Turkish politics in recent years has become like a volcano that is constantly grumbling and spewing gases and dust and that can erupt anytime, creating a big tremor with a lot of pain and destruction afterwards.
The president’s recent comments about Ibn Khaldoun and Auguste Comte while receiving an honorary doctorate at a university did not quite shake the country or the world but they certainly did not go unnoticed. He usually dwells on more mundane, or for want of a better term, more current issues delivered in ordinary (read colloquial) but high and mighty language; however, this time what he referred to were not within the pale of Joe Schmo, stirring some debate and bewilderment among the illuminati. He basically stated something to the effect that it was unfortunate that Ibn Khaldoun was given short shrift, and that Comte was problematic. He also added that Ibn Khaldoun’s ideas were almost condemned [to extinction]. From his speech, at least to the extent it was covered in the media, it was not clear how and why he considered Ibn Khaldoun a rather neglected or overlooked figure or how and why he determined Comte was “problematic.” One would expect that such assertions on the two great personalities of history and philosophy respectively should have been supported by solid evidence and scholarly references, considering that his talk was on the occasion of receiving an honorary academic title.
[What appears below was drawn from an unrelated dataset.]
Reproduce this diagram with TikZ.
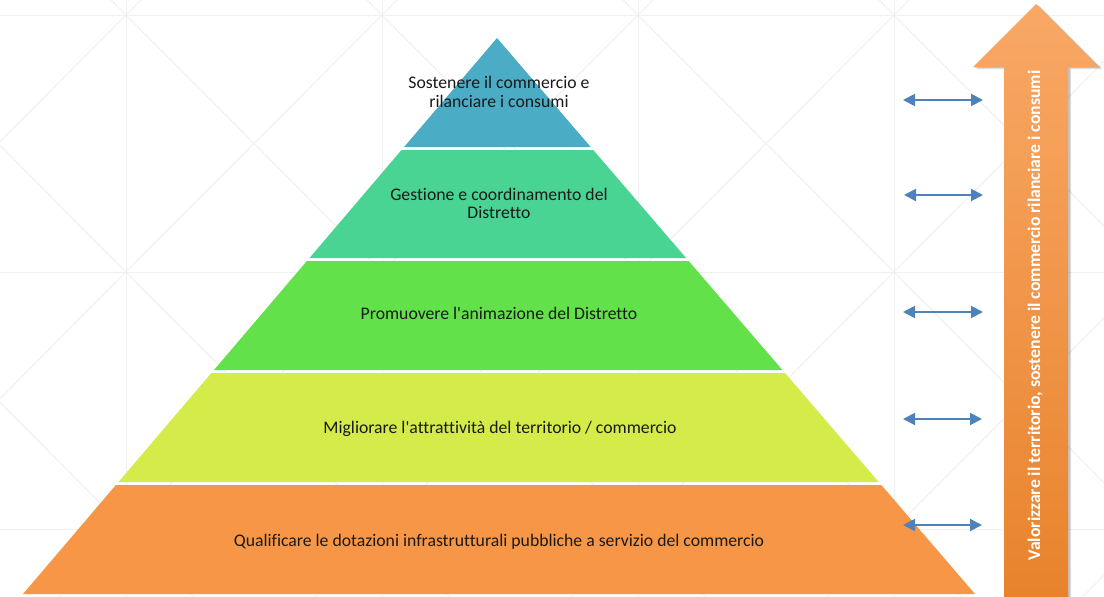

It was also curious that the president referred to Ibn Khaldoun in this manner because he and the party he is a member of often emphasize islamic principles and values that are antithetical to critical thinking and rationalism whereas Ibn Khaldoun was a historian and historiographer that derived his philosophical views within the rationalist tradition perhaps best represented by Averroes (that conservative/sunni muslims usually abhor because he considered reason and philosophy superior to faith and faith-based knowledge). Furthermore, and contrary to what the president claimed, the pinnacles of Western academia acknowledge the excellence of Khaldoun’s work that was not to be equaled for centuries to come. It is also known that the Ottomans that the president and his circles seem to be proud of being descendants of showed great interest in Ibn Khaldoun’s work during the 16th and 17th centuries. The great historian’s magnum opus, the Muqaddimah was also translated into Turkish in the 18th century, indicating that his significance as a historian/philosopher/sociologist was not ignored either in the West or in the Ottoman/Turkish realm.
Following in the footsteps of the “problematic” Comte (and Durkheim) and comparing their significance quantitatively would not be definitive, and more importantly, it would be absurd to do so. Nevertheless a simple and general search on Google Trends, much to the consternation of the president or his speech writer, indicates that since 2004 Ibn Khaldoun (represented by the blue line in the chart below) was on average searched more times than Comte in the English Language and on a global scale. Measured in the category of Books and Literature, Ibn Khaldoun averages 18 against 11 for Comte. This seems to debilitate the president’s argument. Granted that these are crude methods to compare masters of intellectual achievement that left an indelible mark in the history of human civilization, but such quick and dirty ways of dealing with a problem sometimes can be quite telling (and fun).
The moral of the story is, the president cannot be expected to be knowledgeable about everything; however, it goes without saying that he needs competent advisors.